> Required work
For the copy, please give all of the data again exactly and leave the pictures out.

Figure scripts
— begin —
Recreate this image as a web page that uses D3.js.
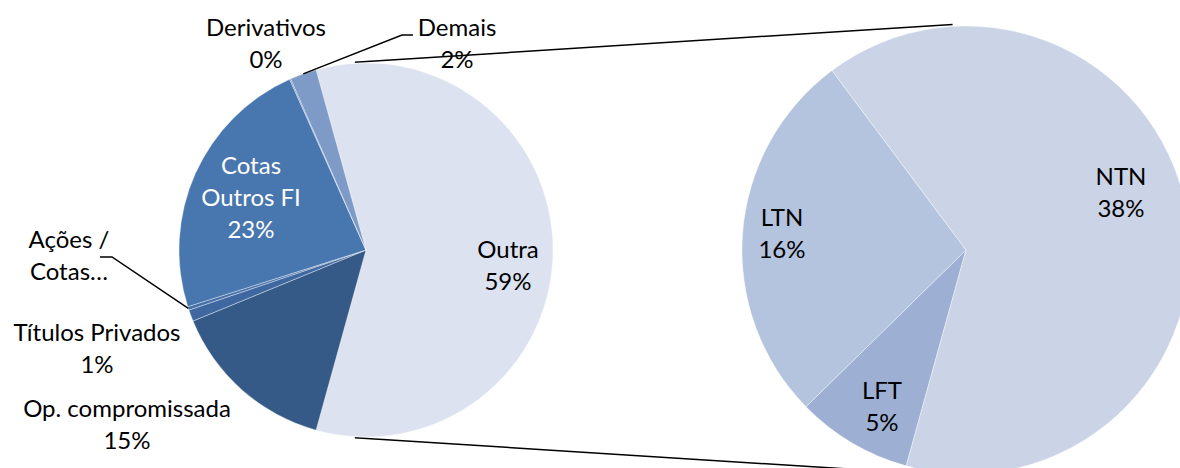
<!DOCTYPE html>
<html>
<head>
<meta charset="utf-8">
<script src="https://cdn.jsdelivr.net/npm/d3@7"></script>
<style>
  body { margin: 0; background: #fff; }
  svg text { font-family: Lato, "Open Sans", sans-serif; }
</style>
</head>
<body>
<svg id="chart"></svg>
<script>
// primary pie (clockwise, starting with the "Outra" slice)
const leftNames = ["Outra", "Op. compromissada", "Títulos Privados", "Ações / Cotas…", "Cotas Outros FI", "Derivativos", "Demais"];
const leftValues = [58.6, 14.5, 1.0, 0.3, 23.2, 0.1, 2.3];
const leftColors = ["#dce2ef", "#355a87", "#3f68a0", "#4470a8", "#4876ae", "#5a82b8", "#7e9bc8"];

// secondary pie (breakdown of "Outra")
const rightNames = ["LFT", "LTN", "NTN"];
const rightValues = [4.9, 15.9, 37.8];
const rightColors = ["#9db0d3", "#b4c3de", "#cad4e6"];

// label layout: lines, center x, first baseline, text colour, show percent
const labelLayout = {
    "Outra":            {lines: ["Outra"], x: 508, y: 258},
    "Op. compromissada":{lines: ["Op. compromissada"], x: 127, y: 417},
    "Títulos Privados": {lines: ["Títulos Privados"], x: 97, y: 341},
    "Ações / Cotas…":   {lines: ["Ações /", "Cotas…"], x: 69, y: 248, noPct: true},
    "Cotas Outros FI":  {lines: ["Cotas", "Outros FI"], x: 251, y: 174, fill: "#fff"},
    "Derivativos":      {lines: ["Derivativos"], x: 266, y: 36},
    "Demais":           {lines: ["Demais"], x: 457, y: 36},
    "LFT":              {lines: ["LFT"], x: 882, y: 399},
    "LTN":              {lines: ["LTN"], x: 782, y: 226},
    "NTN":              {lines: ["NTN"], x: 1121, y: 185}
};
// leader elbows (label side) for the small slices
const leaders = {
    "Demais": [[402, 35], [413, 35]],
    "Ações / Cotas…": [[112, 257], [100, 257]]
};

const width = 1180, height = 468;
const left = {cx: 366, cy: 250, r: 187};
const right = {cx: 966, cy: 250, r: 224};
const lineGap = 32;

const svg = d3.select("#chart").attr("width", width).attr("height", height);

const outraShare = leftValues[0] / d3.sum(leftValues);
const leftStart = Math.PI / 2 - outraShare * Math.PI;

const leftPie = d3.pie().sort(null).value(d => d.value)
    .startAngle(leftStart).endAngle(leftStart + 2 * Math.PI);
const rightStart = leftStart + outraShare * 2 * Math.PI;
const rightPie = d3.pie().sort(null).value(d => d.value)
    .startAngle(rightStart).endAngle(rightStart + 2 * Math.PI);

const leftData = leftPie(leftNames.map((n, i) => ({name: n, value: leftValues[i], color: leftColors[i]})));
const rightData = rightPie(rightNames.map((n, i) => ({name: n, value: rightValues[i], color: rightColors[i]})));

const polar = (c, a, r) => [c.cx + r * Math.sin(a), c.cy - r * Math.cos(a)];

// connector lines between the two pies
const tilt = 3.4 * Math.PI / 180;
const connectors = [
    [polar(left, -tilt, left.r + 1), polar(right, -tilt, right.r + 2)],
    [polar(left, Math.PI + tilt, left.r + 1), polar(right, Math.PI + tilt, right.r + 2)]
];
svg.append("g").selectAll("line")
    .data(connectors)
    .join("line")
    .attr("x1", d => d[0][0]).attr("y1", d => d[0][1])
    .attr("x2", d => d[1][0]).attr("y2", d => d[1][1])
    .attr("stroke", "#000")
    .attr("stroke-width", 1.5);

function drawPie(data, c) {
    const arc = d3.arc().innerRadius(0).outerRadius(c.r);
    svg.append("g")
        .attr("transform", `translate(${c.cx},${c.cy})`)
        .selectAll("path")
        .data(data)
        .join("path")
        .attr("d", arc)
        .attr("fill", d => d.data.color)
        .attr("stroke", "#fff")
        .attr("stroke-opacity", 0.55)
        .attr("stroke-width", 0.7);
}
drawPie(leftData, left);
drawPie(rightData, right);

// leader lines
leftData.filter(d => leaders[d.data.name]).forEach(d => {
    const mid = (d.startAngle + d.endAngle) / 2;
    const pts = [polar(left, mid, left.r)].concat(leaders[d.data.name]);
    svg.append("path")
        .attr("d", d3.line()(pts))
        .attr("fill", "none")
        .attr("stroke", "#000")
        .attr("stroke-width", 1.5);
});

// data labels
function drawLabels(data) {
    data.forEach(d => {
        const lay = labelLayout[d.data.name];
        const lines = lay.noPct ? lay.lines : lay.lines.concat([Math.round(d.data.value) + "%"]);
        const t = svg.append("text")
            .attr("text-anchor", "middle")
            .attr("font-size", 24)
            .attr("fill", lay.fill || "#000");
        lines.forEach((s, i) => {
            t.append("tspan")
                .attr("x", lay.x)
                .attr("y", lay.y + i * lineGap)
                .text(s);
        });
    });
}
drawLabels(leftData);
drawLabels(rightData);
</script>
</body>
</html>
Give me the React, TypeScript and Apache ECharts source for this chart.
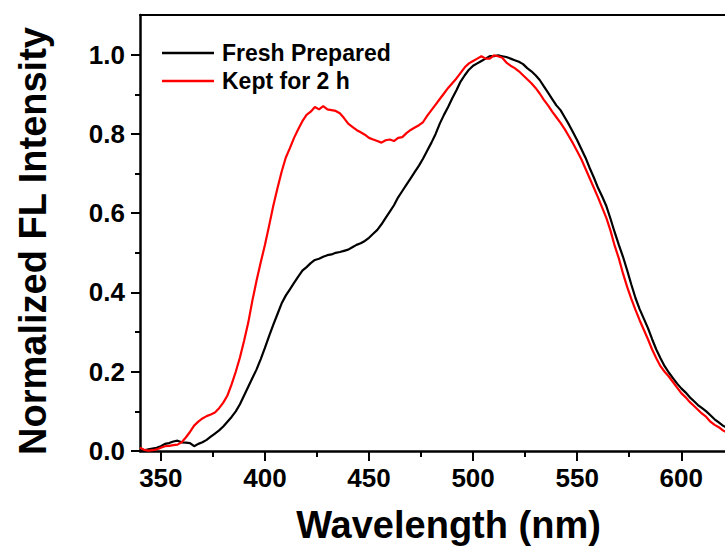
— end —
> Solution to the exercise
Recreate this image as a web page that uses D3.js.
<!DOCTYPE html>
<html>
<head>
<meta charset="utf-8">
<script src="https://cdn.jsdelivr.net/npm/d3@7"></script>
<style>
  body { margin: 0; background: #fff; }
  svg text { font-family: Lato, "Open Sans", sans-serif; }
</style>
</head>
<body>
<svg id="chart"></svg>
<script>
// primary pie (clockwise, starting with the "Outra" slice)
const leftNames = ["Outra", "Op. compromissada", "Títulos Privados", "Ações / Cotas…", "Cotas Outros FI", "Derivativos", "Demais"];
const leftValues = [58.6, 14.5, 1.0, 0.3, 23.2, 0.1, 2.3];
const leftColors = ["#dce2ef", "#355a87", "#3f68a0", "#4470a8", "#4876ae", "#5a82b8", "#7e9bc8"];

// secondary pie (breakdown of "Outra")
const rightNames = ["LFT", "LTN", "NTN"];
const rightValues = [4.9, 15.9, 37.8];
const rightColors = ["#9db0d3", "#b4c3de", "#cad4e6"];

// label layout: lines, center x, first baseline, text colour, show percent
const labelLayout = {
    "Outra":            {lines: ["Outra"], x: 508, y: 258},
    "Op. compromissada":{lines: ["Op. compromissada"], x: 127, y: 417},
    "Títulos Privados": {lines: ["Títulos Privados"], x: 97, y: 341},
    "Ações / Cotas…":   {lines: ["Ações /", "Cotas…"], x: 69, y: 248, noPct: true},
    "Cotas Outros FI":  {lines: ["Cotas", "Outros FI"], x: 251, y: 174, fill: "#fff"},
    "Derivativos":      {lines: ["Derivativos"], x: 266, y: 36},
    "Demais":           {lines: ["Demais"], x: 457, y: 36},
    "LFT":              {lines: ["LFT"], x: 882, y: 399},
    "LTN":              {lines: ["LTN"], x: 782, y: 226},
    "NTN":              {lines: ["NTN"], x: 1121, y: 185}
};
// leader elbows (label side) for the small slices
const leaders = {
    "Demais": [[402, 35], [413, 35]],
    "Ações / Cotas…": [[112, 257], [100, 257]]
};

const width = 1180, height = 468;
const left = {cx: 366, cy: 250, r: 187};
const right = {cx: 966, cy: 250, r: 224};
const lineGap = 32;

const svg = d3.select("#chart").attr("width", width).attr("height", height);

const outraShare = leftValues[0] / d3.sum(leftValues);
const leftStart = Math.PI / 2 - outraShare * Math.PI;

const leftPie = d3.pie().sort(null).value(d => d.value)
    .startAngle(leftStart).endAngle(leftStart + 2 * Math.PI);
const rightStart = leftStart + outraShare * 2 * Math.PI;
const rightPie = d3.pie().sort(null).value(d => d.value)
    .startAngle(rightStart).endAngle(rightStart + 2 * Math.PI);

const leftData = leftPie(leftNames.map((n, i) => ({name: n, value: leftValues[i], color: leftColors[i]})));
const rightData = rightPie(rightNames.map((n, i) => ({name: n, value: rightValues[i], color: rightColors[i]})));

const polar = (c, a, r) => [c.cx + r * Math.sin(a), c.cy - r * Math.cos(a)];

// connector lines between the two pies
const tilt = 3.4 * Math.PI / 180;
const connectors = [
    [polar(left, -tilt, left.r + 1), polar(right, -tilt, right.r + 2)],
    [polar(left, Math.PI + tilt, left.r + 1), polar(right, Math.PI + tilt, right.r + 2)]
];
svg.append("g").selectAll("line")
    .data(connectors)
    .join("line")
    .attr("x1", d => d[0][0]).attr("y1", d => d[0][1])
    .attr("x2", d => d[1][0]).attr("y2", d => d[1][1])
    .attr("stroke", "#000")
    .attr("stroke-width", 1.5);

function drawPie(data, c) {
    const arc = d3.arc().innerRadius(0).outerRadius(c.r);
    svg.append("g")
        .attr("transform", `translate(${c.cx},${c.cy})`)
        .selectAll("path")
        .data(data)
        .join("path")
        .attr("d", arc)
        .attr("fill", d => d.data.color)
        .attr("stroke", "#fff")
        .attr("stroke-opacity", 0.55)
        .attr("stroke-width", 0.7);
}
drawPie(leftData, left);
drawPie(rightData, right);

// leader lines
leftData.filter(d => leaders[d.data.name]).forEach(d => {
    const mid = (d.startAngle + d.endAngle) / 2;
    const pts = [polar(left, mid, left.r)].concat(leaders[d.data.name]);
    svg.append("path")
        .attr("d", d3.line()(pts))
        .attr("fill", "none")
        .attr("stroke", "#000")
        .attr("stroke-width", 1.5);
});

// data labels
function drawLabels(data) {
    data.forEach(d => {
        const lay = labelLayout[d.data.name];
        const lines = lay.noPct ? lay.lines : lay.lines.concat([Math.round(d.data.value) + "%"]);
        const t = svg.append("text")
            .attr("text-anchor", "middle")
            .attr("font-size", 24)
            .attr("fill", lay.fill || "#000");
        lines.forEach((s, i) => {
            t.append("tspan")
                .attr("x", lay.x)
                .attr("y", lay.y + i * lineGap)
                .text(s);
        });
    });
}
drawLabels(leftData);
drawLabels(rightData);
</script>
</body>
</html>
Give me the React, TypeScript and Apache ECharts source for this chart.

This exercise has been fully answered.